July 21--It's over.
The longest state government shutdown in recent U.S. history officially ended at 9:08 a.m. Wednesday when Minnesota Gov. Mark Dayton signed the last of 12 budget bills the Legislature passed during a marathon one-day special session that ended before daybreak.
Some 22,000 laid-off state employees have been recalled to work starting at 6 a.m. today. They were off the job since July 1, when Dayton, a Democrat, and the Republican-run Legislature failed to agree on taxes and spending.
A new two-year $35.7 billion budget took effect as Dayton and Secretary of State Mark Ritchie signed the bills in a record three minutes in the governor's office. State finance officials start issuing checks today.
That means Minnesotans can start conducting state-related business as well as enjoying some fun again. The 67 state parks begin reopening Friday, although those damaged by storms or vandalism might remain closed.
The sale of lottery tickets resumes. Races are back on at Canterbury Park and Running Aces. Online sales of Minnesota fishing licenses were up and running Wednesday.
State employees will start processing all sorts of business, occupational and other license and permit applications, including driver's licenses and vehicle registrations, but they face a backlog of applications that piled up during the 20-day shutdown.
More than 100 highway construction projects slowly will crank back into operation, a process that could take several
It will take state officials several weeks to calculate the shutdown's costs, Minnesota Management and Budget Commissioner Jim Schowalter said. Many staffers who crunch the numbers were laid off.
The shutdown ended with a budget agreement nobody liked. Dayton didn't get the income tax increase on high earners that he wanted, and Republicans failed to cut state spending.

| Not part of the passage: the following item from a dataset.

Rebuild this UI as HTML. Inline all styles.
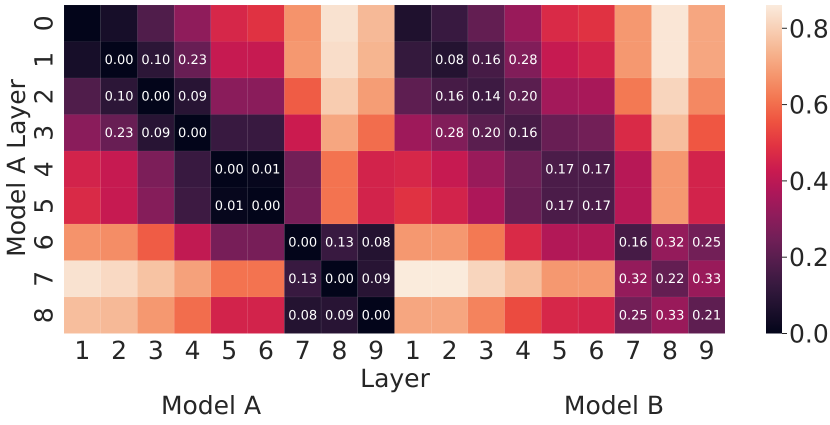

Instead, they compromised by borrowing $1.3 billion -- $700 million by delaying state payments to school districts and another $640 million from selling tobacco bonds to investors who will be repaid from a 1998 tobacco company settlement with the state. The borrowed money will preserve what Dayton called "essential services" threatened by cuts, and it also enabled Republicans to block an income tax increase.
"It's not what I wanted, but it's the best option that was available and would be for any time," Dayton said after signing the budget bills.

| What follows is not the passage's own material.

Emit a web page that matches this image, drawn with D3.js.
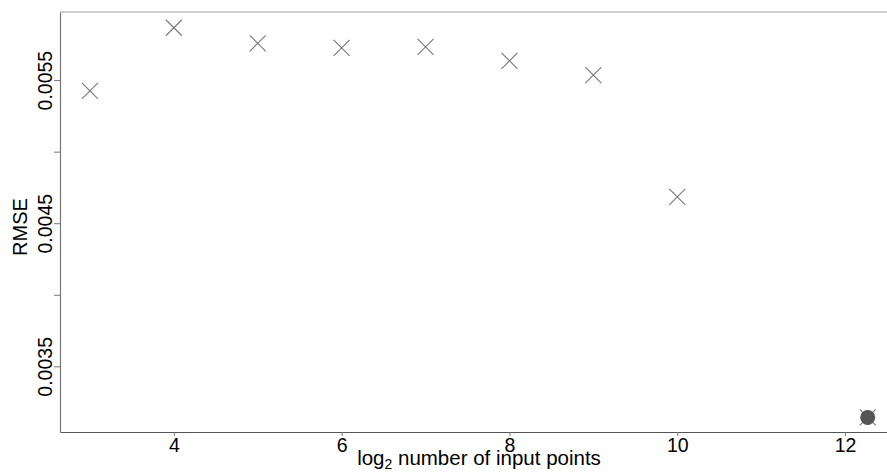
<!DOCTYPE html>
<html>
<head>
<meta charset="utf-8">
<script src="https://cdn.jsdelivr.net/npm/d3@7"></script>
<style>
  html, body { margin: 0; padding: 0; background: #fff; }
  svg { display: block; font-family: "Liberation Sans", Arial, sans-serif; }
</style>
</head>
<body>
<svg id="chart" width="887" height="472"></svg>
<script>
// RMSE against log2 of the number of input points
const logPoints = [3, 4, 5, 6, 7, 8, 9, 10, 12.27];
const rmse = [0.005425, 0.005866, 0.005757, 0.005726, 0.005733, 0.005635, 0.005535, 0.004684, 0.003143];
// the last run is highlighted with a filled dot
const highlightIndex = [8];

const xTicks = [4, 6, 8, 10, 12];
const yTicks = [0.0035, 0.004, 0.0045, 0.005, 0.0055];
const yTickLabels = ["0.0035", "", "0.0045", "", "0.0055"];

const W = 887, H = 472;
const m = { left: 60, right: 0, top: 12, bottom: 40 };
const plotW = W - m.left - m.right, plotH = H - m.top - m.bottom;

const svg = d3.select("#chart");
const g = svg.append("g").attr("transform", `translate(${m.left},${m.top})`);

const x = d3.scaleLinear().domain([2.643, 12.5]).range([0, plotW]);
const y = d3.scaleLinear().domain([0.003041, 0.005976]).range([plotH, 0]);

// frame: top line
g.append("line").attr("x1", 0).attr("x2", plotW).attr("y1", 0).attr("y2", 0)
  .attr("stroke", "#a0a0a0").attr("stroke-width", 1.2);

// y axis
const yAxis = g.append("g")
  .call(d3.axisLeft(y).tickValues(yTicks).tickSize(6).tickSizeOuter(0).tickPadding(8)
    .tickFormat((d, i) => yTickLabels[i]));
yAxis.select(".domain").attr("stroke", "#777").attr("stroke-width", 1.2);
yAxis.selectAll(".tick line").attr("stroke", "#777");
yAxis.selectAll(".tick text")
  .attr("fill", "#000").attr("font-size", 19.5)
  .attr("transform", "rotate(-90)")
  .attr("x", 0).attr("y", -14)
  .attr("text-anchor", "middle");

// x axis
const xAxis = g.append("g").attr("transform", `translate(0,${plotH})`)
  .call(d3.axisBottom(x).tickValues(xTicks).tickSize(4).tickSizeOuter(0).tickPadding(2)
    .tickFormat(d3.format("d")));
xAxis.select(".domain").attr("stroke", "#555").attr("stroke-width", 1.2);
xAxis.selectAll(".tick line").attr("stroke", "#777");
xAxis.selectAll(".tick text").attr("fill", "#000").attr("font-size", 19.5);

// axis titles
const xt = svg.append("text")
  .attr("x", 479).attr("y", 465)
  .attr("text-anchor", "middle").attr("font-size", 20.5).attr("fill", "#000");
xt.append("tspan").text("log");
xt.append("tspan").attr("font-size", 14).attr("dy", 4).text("2");
xt.append("tspan").attr("dy", -4).text(" number of input points");

svg.append("text")
  .attr("transform", `translate(27,${m.top + plotH / 2 + 5}) rotate(-90)`)
  .attr("text-anchor", "middle").attr("font-size", 20).attr("fill", "#000")
  .text("RMSE");

// cross markers
const s = 8;
const pts = logPoints.map((v, i) => ({ px: x(v), py: y(rmse[i]), i }));
const marks = g.append("g");
marks.selectAll("path.cross").data(pts).join("path")
  .attr("class", "cross")
  .attr("d", d => `M${d.px - s},${d.py - s}L${d.px + s},${d.py + s}M${d.px - s},${d.py + s}L${d.px + s},${d.py - s}`)
  .attr("stroke", "#777").attr("stroke-width", 1.1).attr("fill", "none");

marks.selectAll("circle.hi").data(pts.filter(d => highlightIndex.includes(d.i))).join("circle")
  .attr("class", "hi")
  .attr("cx", d => d.px).attr("cy", d => d.py).attr("r", 7.5)
  .attr("fill", "#555");
</script>
</body>
</html>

Most important, he said, "It gets Minnesota back to work."
Reflecting Republican sentiments, Senate Tax Committee Chair Julianne Ortman said of the tax bill, "It may not be ideal, but it is a deal." GOP committee chairs made similar comments about most budget bills.
The budget spends more than Republicans wanted, Senate GOP Leader Amy Koch said Wednesday. But rank-and-file lawmakers decided to vote for the deal because it didn't raise taxes and provided "amazing reforms and mandate reductions and billions of dollars of savings."

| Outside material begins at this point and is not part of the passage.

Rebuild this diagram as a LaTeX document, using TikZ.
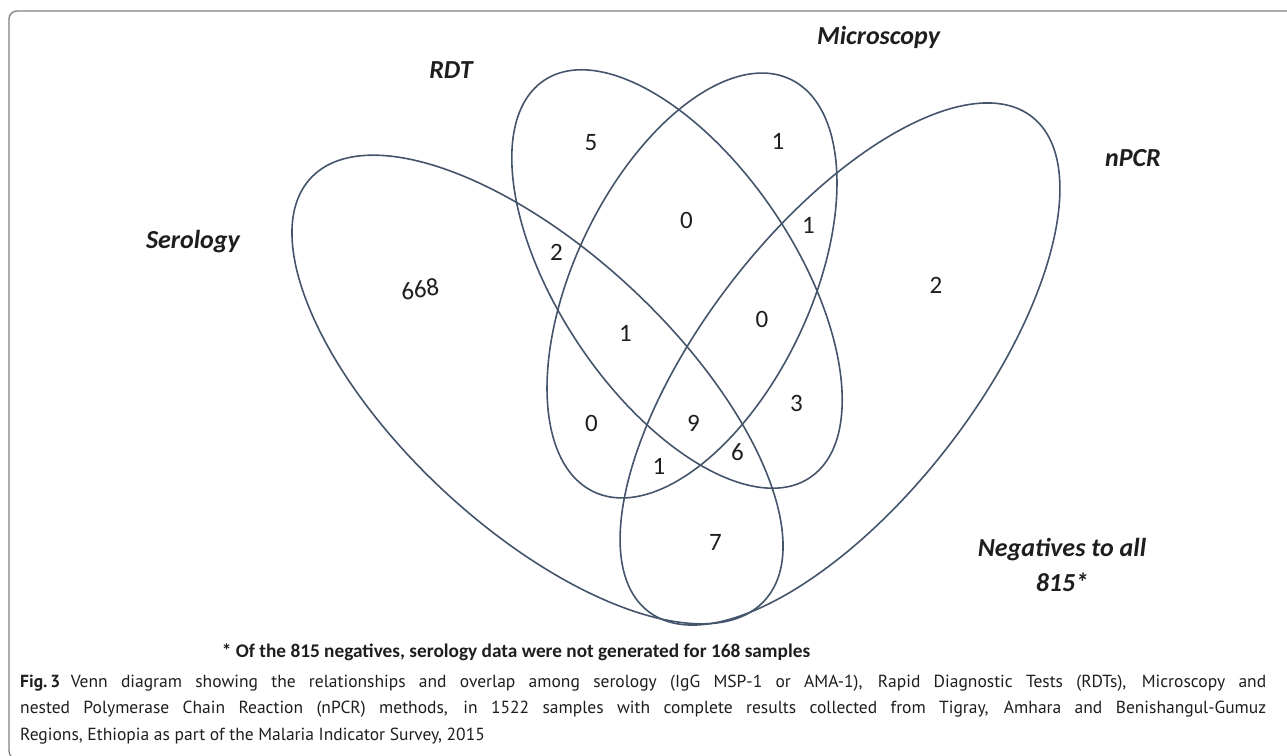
\documentclass[tikz,border=0pt]{standalone}
\usepackage{fontspec}
\setmainfont{PT Sans}
\newfontfamily\vennfont{Carlito}
\usepackage{tikz}
\usetikzlibrary{shapes.geometric, positioning}
\definecolor{ringline}{RGB}{68, 84, 106}
\definecolor{framegray}{RGB}{128, 128, 128}
\definecolor{inktext}{RGB}{30, 30, 30}
\tikzset{
  setring/.style 2 args={
    ellipse, draw=ringline, line width=1.6pt, inner sep=0pt,
    minimum width=#1, minimum height=#2
  },
  setname/.style={
    anchor=base, text=inktext, inner sep=0pt,
    font=\vennfont\bfseries\itshape\fontsize{26}{30}\selectfont
  },
  regioncount/.style={
    text=inktext, inner sep=0pt,
    font=\vennfont\fontsize{25}{30}\selectfont
  },
  notetext/.style={
    anchor=base west, text=inktext, inner sep=0pt,
    font=\vennfont\bfseries\fontsize{19.3}{23}\selectfont
  },
  captiontext/.style={
    anchor=base west, text=inktext, inner sep=0pt,
    text width=1246pt, align=justify,
    font=\fontsize{17.5}{26.5}\selectfont
  },
  framerule/.style={draw=framegray, line width=1.3pt, rounded corners=8pt}
}

\begin{document}
\begin{tikzpicture}[x=1pt, y=-1pt]
  \useasboundingbox (0,0) rectangle (1287,755);
  % Page frame, open on the right
  \draw[framerule] (1300,11) -- (9,11) -- (9,759) -- (1300,759);

  % The four sets
  \node[setring={620pt}{276pt}, rotate=-43] (sero) at (537.5,389.5) {};
  \node[setring={478pt}{236pt}, rotate=-56.2] (rdt) at (677,279) {};
  \node[setring={457pt}{236pt}, rotate=64.5] (micro) at (692,285.5) {};
  \node[setring={626pt}{272pt}, rotate=52.2] (npcr) at (840,364) {};

  % Set names
  \node[setname] (seroname) at (193,248) {Serology};
  \node[setname] (rdtname) at (451,78.3) {RDT};
  \node[setname] (microname) at (878.5,44.3) {Microscopy};
  \node[setname] (npcrname) at (1133,166) {nPCR};
  \node[setname] (negname) at (1062,556.7) {Negatives to all};
  \node[setname] (negcount) at ([yshift=-35pt]negname.base) {815*};

  % Region counts
  \node[regioncount, rotate=8] (seroonly) at (420,289) {668};
  \node[regioncount] (rdtonly) at (591,143) {5};
  \node[regioncount] (microonly) at (778,141) {1};
  \node[regioncount] (npcronly) at (936,285) {2};
  \node[regioncount] (rdtmicro) at (686.5,220) {0};
  \node[regioncount] (micronpcr) at (808.5,225) {1};
  \node[regioncount] (serordt) at (556.5,252) {2};
  \node[regioncount] (serordtmicro) at (625.5,333) {1};
  \node[regioncount] (rdtmicronpcr) at (762,319.5) {0};
  \node[regioncount] (rdtnpcr) at (796.5,403) {3};
  \node[regioncount] (seromicro) at (591.5,423) {0};
  \node[regioncount] (allfour) at (693.5,423) {9};
  \node[regioncount] (serordtnpcr) at (737.5,452.5) {6};
  \node[regioncount] (seromicronpcr) at (659,466) {1};
  \node[regioncount] (seronpcr) at (715.5,542.5) {7};

  % Footnote and caption
  \node[notetext] (note) at (221.7,657) {* Of the 815 negatives, serology data were not generated for 168 samples};
  \node[captiontext] (caption) at (20,687) {\hyphenpenalty=10000 \textbf{Fig.\,3}\hspace{0.6em}Venn diagram showing the relationships and overlap among serology (IgG MSP-1 or AMA-1), Rapid Diagnostic Tests (RDTs), Microscopy and\linebreak nested Polymerase Chain Reaction (nPCR) methods, in 1522 samples with complete results collected from Tigray, Amhara and Benishangul-Gumuz\linebreak Regions, Ethiopia as part of the Malaria Indicator Survey, 2015};
\end{tikzpicture}
\end{document}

The state will spend about 4 percent more -- about $1.3 billion -- than it did in the previous two years. But Republicans noted the budget cuts $2 billion from the projected cost of continuing all current programs and services.
Their bills slow the rising costs of state-subsidized health care, phase out health care provider taxes, strengthen teacher and principal evaluations, offer tax incentives for job creation, link state employee pay to performance and cut most state agency funding by 5 percent.
Rounding up votes for the budget bills "was a lot of work," Koch acknowledged, but the new laws will change the way government operates to control future spending and costs for job creators.
In the House, all 71 Republican members who were present voted for every one of the budget bills. "We were all going to do this together as a group, not as individuals," said House Speaker Kurt Zellers, R-Maple Grove.
The key to their unity, Zellers said, was that everyone in the caucus, including 33 freshmen, got to air their views thoroughly and contribute to a consensus on the budget bills before the votes.